Who saw this coming? Kong: Skull Island and Apocalypse Now should just get a room together. There really is a sequence in which helicopters surge in for the attack while blasting brash chords through powerful speakers. It’s Black Sabbath rather than Wagner, but the reference is clear enough. You will notice that Hiddleston’s character is named for the author of Heart of Darkness. Later on, they meet a lost American airman (John C Reilly) who, like the hero of that source for Apocalypse Now, sweats under the name Marlow.
The weight of influence should crush the life out of Skull Island, but the film is handled with such humour and gusto that it proves impossible to resist.
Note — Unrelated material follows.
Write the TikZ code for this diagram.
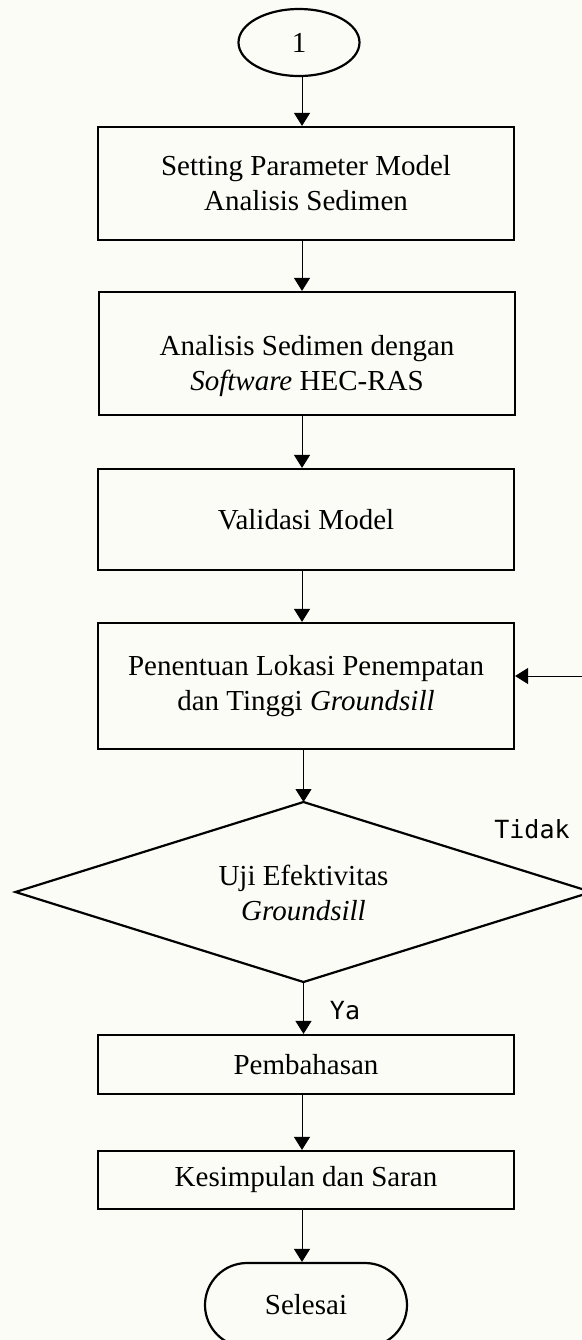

Jordan Vogt-Roberts, director of The Kings of Summer, has given us a romp that is less sluggish than the 1976 remake and less pompous than Peter Jackson’s enormous 2005 retread. Larson has swagger to spare. Reilly is properly touching as a man who hasn’t seen home for 30 years. Kong himself is bigger and meaner than ever before (if, inevitably, less poignant than the original).
What really makes the picture fly, however, is the shameless embrace of retro sensibilities. Larry Fong’s cinematography (ahem) apes aged Kodachrome. The score finds room for the Stooges, Creedence, Bowie and, yes, Vera Lynn. More fun than we had a right to expect.